In all tables, we show the relative degree of selection on unobservables such that the impact of land inequality on literacy is statistically zero, accounting for R2 movements. The degree of relative selection on unobservables is 0.89 and 1.79 in the baseline specifications with the historical dummy and the Census dummy respectively suggesting that the unobservables must be up to almost twice as important as the observables in order to eliminate the effect of land inequality. There is a potential issue of bias only in the two continuous land inequality baseline specifications. However, in the equations with the most comprehensive set of controls, the selection bias parameter ranges from 0.83 to 2.16 for all four land inequality measures (please see Table A.5 in the Appendix). Therefore, our estimates are unlikely to suffer from omitted variable bias.

7 Concluding remarks

The role of geography has been the center of a discussion about the origin of differences in the timing of transition from stagnation to growth. Theory suggests that land inequality is a plausible mechanism, being influenced by geographic characteristics. Much literature on the relationship between geography, human capital, and landownership focuses on mature industrial economies, while our work examines Greece at the early stage of the transition to the industrial era.

In this study, we investigate how geography affects literacy, thus the evolution of human capital, using a newly constructed historical province-level dataset in Greek regions around 1900. We demonstrate a strong association between geography and literacy.
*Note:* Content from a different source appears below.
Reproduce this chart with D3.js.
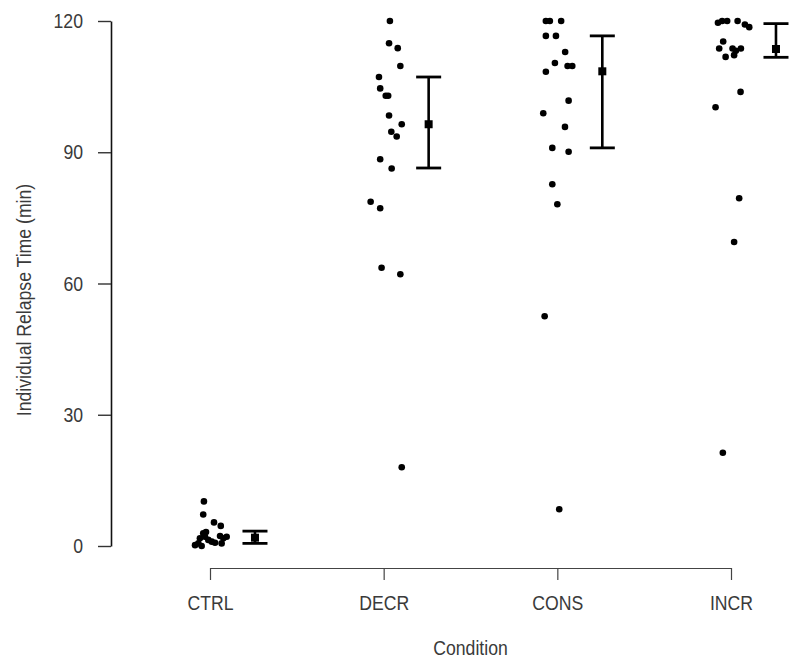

We confirm that land distribution is a mediator through which geography influences literacy, as predicted by GMV and Gershman et al. (2022). Overall, provinces characterized by large landholdings were falling behind in terms of human capital accumulation, which impeded rapid transformation from agriculture to industry. Our research underlines the importance of human capital in the development process, reflecting its complementarity with physical capital and technology. The evidence suggests that a more equal distribution of land in early twentieth century would help to foster educational attainment and economic growth in Greece.